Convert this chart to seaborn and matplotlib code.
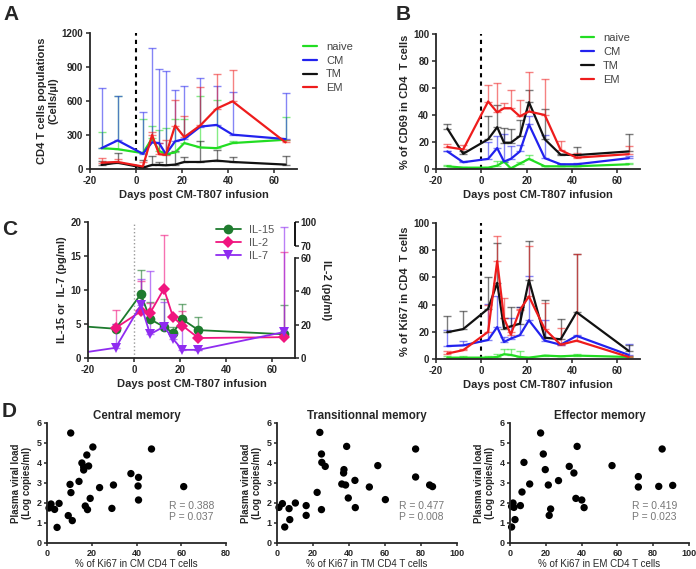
import numpy as np
import pandas as pd
import matplotlib
matplotlib.use("Agg")
import matplotlib.pyplot as plt
import matplotlib.transforms as mtransforms
import seaborn as sns

# ---- data ----
days = [-15, -8, 3, 7, 10, 13, 17, 21, 28, 35, 42, 65]
subsets = ["naive", "CM", "TM", "EM"]

# A: absolute counts (cells/ul), mean and upper end of error bar
counts = {
    "naive": [184, 175, 140, 270, 160, 131, 146, 229, 190, 184, 229, 258],
    "CM": [184, 252, 134, 235, 229, 131, 244, 264, 374, 389, 303, 264],
    "TM": [36, 56, 12, 36, 36, 33, 39, 62, 62, 74, 62, 39],
    "EM": [56, 62, 22, 300, 131, 125, 383, 282, 385, 532, 597, 235],
}
counts_hi = {
    "naive": [325, 640, 440, 380, 340, 360, 440, 440, 645, 610, 250, 455],
    "CM": [715, 645, 500, 1065, 885, 865, 700, 735, 805, 735, 680, 670],
    "TM": [70, 145, 80, 115, 60, 130, 160, 105, 250, 165, 110, 115],
    "EM": [95, 90, 60, 330, 230, 260, 605, 465, 725, 840, 875, 255],
}

# B: % CD69
cd69 = {
    "naive": [2, 1, 1, 2.5, 5.5, 0.5, 4, 7.5, 2, 2, 2, 3.5],
    "CM": [13, 5, 7.5, 15.5, 5.5, 7.5, 13, 33, 8, 3.5, 3.5, 8],
    "TM": [30, 11.3, 22, 31, 19.5, 19.5, 24.4, 49.5, 22, 10.6, 10.3, 13],
    "EM": [16.3, 14.5, 50, 42, 45, 45, 39, 42.6, 40, 14, 8.4, 11],
}
cd69_hi = {
    "naive": [3, 1.5, 1.5, 6, 6, 1, 5, 10.5, 2.5, 2.5, 2.5, 4.5],
    "CM": [13.5, 6, 20, 24.5, 26, 17, 17.5, 39, 25, 4, 4.5, 10],
    "TM": [33, 13, 39, 47.5, 30.5, 29.5, 36.5, 58.5, 44.5, 11, 16.5, 26],
    "EM": [18.5, 18, 62, 63.5, 49, 58.5, 51, 71.5, 67, 21, 12, 17],
}

# Ki67
ki67 = {
    "naive": [1, 1, 1, 1.5, 3.5, 3, 1.5, 1, 2.5, 2, 2.5, 1.5],
    "CM": [9.5, 10, 14, 23.5, 12.5, 15, 17.5, 28.5, 13.5, 10.5, 17, 3],
    "TM": [19.7, 22, 37, 56, 22.4, 24, 26, 58, 15.7, 14.5, 34.4, 6],
    "EM": [4, 6.5, 20, 72, 30, 18, 36, 46, 22, 10.5, 13.5, 1.5],
}
ki67_hi = {
    "naive": [2, 2, 2, 4, 7, 7.5, 6, 1.5, 3, 2, 4, 2],
    "CM": [21.5, 13, 40.5, 46.5, 16, 30, 38, 61, 29, 11, 18, 11],
    "TM": [31.5, 35.5, 60, 85, 30, 38, 38.5, 86.5, 43.5, 29.5, 77.5, 10],
    "EM": [6, 7, 40, 90.5, 44.5, 20, 37, 83, 41.5, 22.5, 77, 2],
}

# C: cytokines
cyt_days = [-8, 3, 7, 13, 17, 21, 28, 65]
lead_day = -28
il15_lead, il7_lead = 4.8, 0.5
il15 = [4.3, 9.4, 5.7, 4.6, 3.7, 5.7, 4.1, 3.5]
il15_hi = [5.0, 13.0, 8.2, 8.7, 4.5, 8.0, 6.1, 7.8]
il7 = [1.5, 7.8, 3.5, 4.6, 2.8, 1.2, 1.2, 3.8]
il7_hi = [5.0, 11.6, 12.8, 8.3, 3.5, 6.0, 1.2, 19.2]
il2 = [18, 28, 27, 41.5, 24.5, 19.5, 12, 12.5]          # pg/ml (right axis)
il2_hi = [29, 46, 33, 83, 24.5, 28, 12, 65]
il2_break_vals = [0, 60, 70, 100]     # broken right axis
il2_break_pos = [0, 14.7, 16.5, 20]

# D: Ki67 vs viral load
cm_x = [10.6, 20.5, 46.7, 17.8, 15.6, 18.6, 16.4, 16.4, 37.5, 40.9, 14.3, 10.3, 29.7, 23.5, 40.7,
        61.1, 10.7, 19.3, 40.9, 1.8, 5.4, 0.9, 3.4, 17.1, 18.1, 29.0, 9.5, 11.3, 4.5]
cm_y = [5.5, 4.8, 4.7, 4.4, 4.0, 3.85, 3.8, 3.65, 3.47, 3.28, 3.08, 2.93, 2.9, 2.77, 2.85,
        2.82, 2.52, 2.23, 2.15, 1.95, 1.98, 1.75, 1.68, 1.85, 1.67, 1.73, 1.37, 1.12, 0.78]
tm_x = [23.8, 38.7, 77.0, 24.7, 24.9, 26.8, 37.2, 56.0, 37.0, 43.3, 36.0, 38.1, 77.0, 84.8, 86.4,
        51.3, 22.3, 39.6, 60.2, 3.0, 10.2, 1.1, 16.2, 6.7, 24.7, 43.5, 16.2, 7.1, 4.3]
tm_y = [5.53, 4.83, 4.7, 4.45, 4.03, 3.83, 3.67, 3.87, 3.5, 3.13, 2.95, 2.9, 3.3, 2.9, 2.82,
        2.8, 2.53, 2.25, 2.17, 1.97, 2.0, 1.78, 1.87, 1.72, 1.67, 1.77, 1.38, 1.17, 0.8]
em_x = [17.1, 37.5, 85.0, 18.6, 7.8, 19.7, 33.1, 35.7, 57.0, 71.7, 27.1, 21.4, 11.0, 71.7, 83.1,
        90.9, 6.7, 36.8, 40.1, 1.7, 2.2, 0.9, 5.8, 22.7, 41.4, 21.9, 2.8, 0.9]
em_y = [5.5, 4.83, 4.7, 4.45, 4.03, 3.67, 3.83, 3.5, 3.87, 3.32, 3.12, 2.9, 2.95, 2.8, 2.83,
        2.88, 2.55, 2.23, 2.15, 2.0, 1.78, 1.83, 1.87, 1.7, 1.77, 1.38, 1.17, 0.8]
corr_text = ["R = 0.388\nP = 0.037", "R = 0.477\nP = 0.008", "R = 0.419\nP = 0.023"]

# ---- style ----
sns.set_style("ticks")
plt.rcParams["font.family"] = ["Liberation Sans", "DejaVu Sans"]
plt.rcParams["axes.unicode_minus"] = False
plt.rcParams["axes.linewidth"] = 1.3
plt.rcParams["xtick.major.width"] = 1.1
plt.rcParams["ytick.major.width"] = 1.1
plt.rcParams["xtick.major.size"] = 3
plt.rcParams["ytick.major.size"] = 3
plt.rcParams["xtick.major.pad"] = 2
plt.rcParams["ytick.major.pad"] = 2

sub_colors = {"naive": "#22dd22", "CM": "#2222ee", "TM": "#111111", "EM": "#ee1c1c"}
W, H = 696, 569
fig = plt.figure(figsize=(W / 100, H / 100), dpi=100)


def px_axes(l, t, r, b):
    return fig.add_axes([l / W, 1 - b / H, (r - l) / W, (b - t) / H])


def style_ticks(ax, size=7):
    for lab in ax.get_xticklabels() + ax.get_yticklabels():
        lab.set_fontweight("bold")
        lab.set_fontsize(size)
    sns.despine(ax=ax)


def kinetics(ax, means, highs, ymax, ystep, ylabel):
    df = pd.DataFrame([
        {"day": d, "value": v, "subset": s}
        for s in subsets for d, v in zip(days, means[s])
    ])
    for s in subsets:
        lo = np.zeros(len(days))
        up = np.array(highs[s]) - np.array(means[s])
        ax.errorbar(days, means[s], yerr=[lo, np.clip(up, 0, None)], fmt="none",
                    ecolor=sub_colors[s], alpha=0.55, elinewidth=1.0, capsize=3, capthick=1.0)
    sns.lineplot(data=df, x="day", y="value", hue="subset", hue_order=subsets,
                 palette=sub_colors, linewidth=1.6, ax=ax, legend=True)
    ax.axvline(0, color="black", linestyle=(0, (2, 2)), linewidth=1.5, zorder=1)
    ax.set_xlim(-20, 70)
    ax.set_ylim(0, ymax)
    ax.set_xticks([-20, 0, 20, 40, 60])
    ax.set_yticks(np.arange(0, ymax + 1, ystep))
    ax.set_xlabel("Days post CM-T807 infusion", fontsize=8, fontweight="bold", labelpad=3)
    ax.set_ylabel(ylabel, fontsize=8, fontweight="bold", labelpad=2)
    style_ticks(ax)


# A
axA = px_axes(90, 33, 297, 169)
kinetics(axA, counts, counts_hi, 1200, 300, "CD4 T cells populations\n(Cells/µl)")
axA.legend(loc="upper left", bbox_to_anchor=(0.98, 1.01), frameon=False, fontsize=8,
           handlelength=1.3, labelspacing=0.35, labelcolor="#444444")

# B
axB = px_axes(436, 34, 640, 169)
kinetics(axB, cd69, cd69_hi, 100, 20, "% of CD69 in CD4  T cells")
axB.legend(loc="upper right", bbox_to_anchor=(1.0, 1.08), frameon=False, fontsize=8,
           handlelength=1.2, labelspacing=0.35, labelcolor="#444444")

# Ki67
axK = px_axes(436, 223, 640, 359)
kinetics(axK, ki67, ki67_hi, 100, 20, "% of Ki67 in CD4  T cells")
axK.get_legend().remove()

# C
axC = px_axes(88, 222, 295, 358)
il_colors = {"IL-15": "#1e7b2e", "IL-2": "#f0157f", "IL-7": "#8f2cf0"}
il2_pos = np.interp(il2, il2_break_vals, il2_break_pos)
il2_hi_pos = np.interp(il2_hi, il2_break_vals, il2_break_pos)
series = [
    ("IL-15", [lead_day] + cyt_days, [il15_lead] + il15, il15_hi, "o", 7),
    ("IL-2", cyt_days, list(il2_pos), list(il2_hi_pos), "D", 6),
    ("IL-7", [lead_day] + cyt_days, [il7_lead] + il7, il7_hi, "v", 7),
]
for name, x, y, hi, mk, ms in series:
    m = np.array(y[-len(cyt_days):])
    axC.errorbar(cyt_days, m, yerr=[np.zeros(len(m)), np.clip(np.array(hi) - m, 0, None)],
                 fmt="none", ecolor=il_colors[name], alpha=0.6, elinewidth=1.0,
                 capsize=3, capthick=1.0)
for name, x, y, hi, mk, ms in series:
    sns.lineplot(x=x, y=y, color=il_colors[name], marker=mk, markersize=ms,
                 markeredgewidth=0, linewidth=1.3, label=name, ax=axC)
axC.axvline(0, color="#999999", linestyle=":", linewidth=1.0, zorder=1)
axC.set_xlim(-20, 70)
axC.set_ylim(0, 20)
axC.set_xticks([-20, 0, 20, 40, 60])
axC.set_yticks([0, 5, 10, 15, 20])
axC.set_xlabel("Days post CM-T807 infusion", fontsize=8, fontweight="bold", labelpad=3)
axC.set_ylabel("IL-15 or  IL-7 (pg/ml)", fontsize=8, fontweight="bold", labelpad=2)
style_ticks(axC)
axC.legend(loc="upper right", bbox_to_anchor=(0.95, 1.05), frameon=False, fontsize=8,
           handlelength=2.2, labelspacing=0.25, labelcolor="#555555")

axC2 = axC.twinx()
axC2.set_ylim(0, 20)
axC2.set_yticks(np.interp([0, 20, 40, 60, 70, 100], il2_break_vals, il2_break_pos))
axC2.set_yticklabels(["0", "20", "40", "60", "70", "100"])
for lab in axC2.get_yticklabels():
    lab.set_fontweight("bold")
    lab.set_fontsize(7)
axC2.tick_params(axis="y", pad=1)
for side in ["top", "left", "bottom"]:
    axC2.spines[side].set_visible(False)
axC2.spines["right"].set_bounds(0, il2_break_pos[1])
trans = mtransforms.blended_transform_factory(axC2.transAxes, axC2.transData)
axC2.plot([1, 1], [il2_break_pos[2], il2_break_pos[3]], color="black", linewidth=1.3,
          transform=trans, clip_on=False, solid_capstyle="butt")
axC2.set_ylabel("IL-2 (pg/ml)", fontsize=8, fontweight="bold", rotation=270, labelpad=10)

# D
d_specs = [
    ((47, 423, 226, 543), cm_x, cm_y, "Central memory", 80, "% of Ki67 in CM CD4 T cells"),
    ((277, 423, 457, 543), tm_x, tm_y, "Transitionnal memory", 100, "% of Ki67 in TM CD4 T cells"),
    ((510, 423, 689, 543), em_x, em_y, "Effector memory", 100, "% of Ki67 in EM CD4 T cells"),
]
for (rect, x, y, title, xmax, xlabel), txt in zip(d_specs, corr_text):
    ax = px_axes(*rect)
    sns.scatterplot(x=x, y=y, color="black", s=28, edgecolor="none", ax=ax, clip_on=False)
    ax.set_xlim(0, xmax)
    ax.set_ylim(0, 6)
    ax.set_xticks(np.arange(0, xmax + 1, 20))
    ax.set_yticks(range(0, 7))
    ax.set_title(title, fontsize=8.3, fontweight="bold", pad=3)
    ax.set_xlabel(xlabel, fontsize=7, labelpad=1)
    ax.set_ylabel("Plasma viral load\n(Log copies/ml)", fontsize=7, fontweight="bold", labelpad=3)
    ax.tick_params(length=2.5, pad=1.5)
    style_ticks(ax, size=6.5)
    ax.text(0.68, 0.26, txt, transform=ax.transAxes, fontsize=7.5, color="#777777",
            va="center", linespacing=1.1)

# panel letters
for letter, x, y in [("A", 3, 5), ("B", 396, 5), ("C", 2, 220), ("D", 2, 402)]:
    fig.text(x / W, 1 - y / H, letter, fontsize=15, fontweight="bold", va="top", ha="left")

fig.savefig("out.png", dpi=100)
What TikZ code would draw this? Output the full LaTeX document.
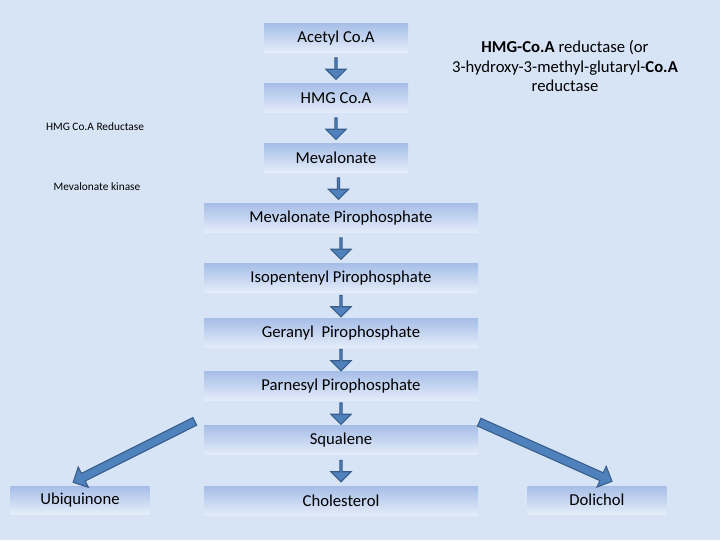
\documentclass[tikz,border=0pt]{standalone}
\usepackage{fontspec}
\setmainfont{Carlito}
\usetikzlibrary{shapes.arrows, positioning, calc}
\definecolor{bgblue}{RGB}{214,228,246}
\definecolor{boxtop}{RGB}{166,190,231}
\definecolor{boxbot}{RGB}{228,237,250}
\definecolor{arrfill}{RGB}{79,129,189}
\definecolor{arredge}{RGB}{56,93,138}

\begin{document}
\begin{tikzpicture}[x=0.75pt, y=-0.75pt,
    compound/.style={rectangle, top color=boxtop, bottom color=boxbot,
      minimum height=22pt, inner sep=1pt, align=center,
      font=\fontsize{12.5}{14}\selectfont},
    narrow/.style={compound, minimum width=108pt},
    wide/.style={compound, minimum width=205.5pt},
    side/.style={compound, minimum width=104pt, minimum height=21pt},
    down/.style={single arrow, draw=arredge, fill=arrfill, line width=0.8pt,
      shape border rotate=270, minimum width=15pt, minimum height=16pt,
      single arrow head extend=3pt, inner sep=0pt},
    diag/.style={single arrow, draw=arredge, fill=arrfill, line width=0.8pt,
      minimum width=17pt, single arrow head extend=4pt, inner sep=2pt},
    note/.style={font=\fontsize{8.5}{10}\selectfont}]

  \fill[bgblue] (0,0) rectangle (720,540);

% PATHWAY

  \node[narrow] (acetyl) at (336,38) {Acetyl Co.A};
  \node[narrow] (hmgcoa) at (336,98) {HMG Co.A};
  \node[narrow] (mevalonate) at (336,158) {Mevalonate};
  \node[wide] (mevpp) at (341,218) {Mevalonate Pirophosphate};
  \node[wide] (isopp) at (341,278) {Isopentenyl Pirophosphate};
  \node[wide] (gerpp) at (341,333) {Geranyl\ \ Pirophosphate};
  \node[wide] (parpp) at (341,386) {Parnesyl Pirophosphate};
  \node[wide] (squalene) at (341,440) {Squalene};
  \node[wide] (cholesterol) at (341,501) {Cholesterol};
  \node[side] (ubiquinone) at (80,500) {Ubiquinone};
  \node[side] (dolichol) at (597,500) {Dolichol};

  % ARROWS

  \node[down] at ($(acetyl.south)!0.5!(hmgcoa.north)$) {};
  \node[down] at ($(hmgcoa.south)!0.5!(mevalonate.north)$) {};
  \node[down] at ($(mevalonate.south)!0.5!(mevpp.north)$) {};
  \node[down] at ($(mevpp.south)!0.5!(isopp.north)$) {};
  \node[down] at ($(isopp.south)!0.5!(gerpp.north)$) {};
  \node[down] at ($(gerpp.south)!0.5!(parpp.north)$) {};
  \node[down] at ($(parpp.south)!0.5!(squalene.north)$) {};
  \node[down] at ($(squalene.south)!0.5!(cholesterol.north)$) {};

  \node[diag, minimum height=102pt, rotate=206.6]
    at ($(squalene.west)!0.5!(ubiquinone.north)+(-6,-12)$) {};
  \node[diag, minimum height=109pt, rotate=-24]
    at ($(squalene.east)!0.5!(dolichol.north)+(6,-12)$) {};

  % ENZYMES

  \node[note] (reductase) at (95,127) {HMG Co.A Reductase};
  \node[note] (kinase) at (97,187) {Mevalonate kinase};
  \node[align=center, font=\fontsize{12.5}{14.5}\selectfont] (hmgname) at (565,66)
    {\textbf{HMG-Co.A} reductase (or\\
     3-hydroxy-3-methyl-glutaryl-\textbf{Co.A}\\
     reductase};

\end{tikzpicture}
\end{document}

——

» WRITTEN TASK: Identify and list each line with the word "draw".

» SOLUTION:
What TikZ code would draw this? Output the full LaTeX document.
    down/.style={single arrow, draw=arredge, fill=arrfill, line width=0.8pt,
    diag/.style={single arrow, draw=arredge, fill=arrfill, line width=0.8pt,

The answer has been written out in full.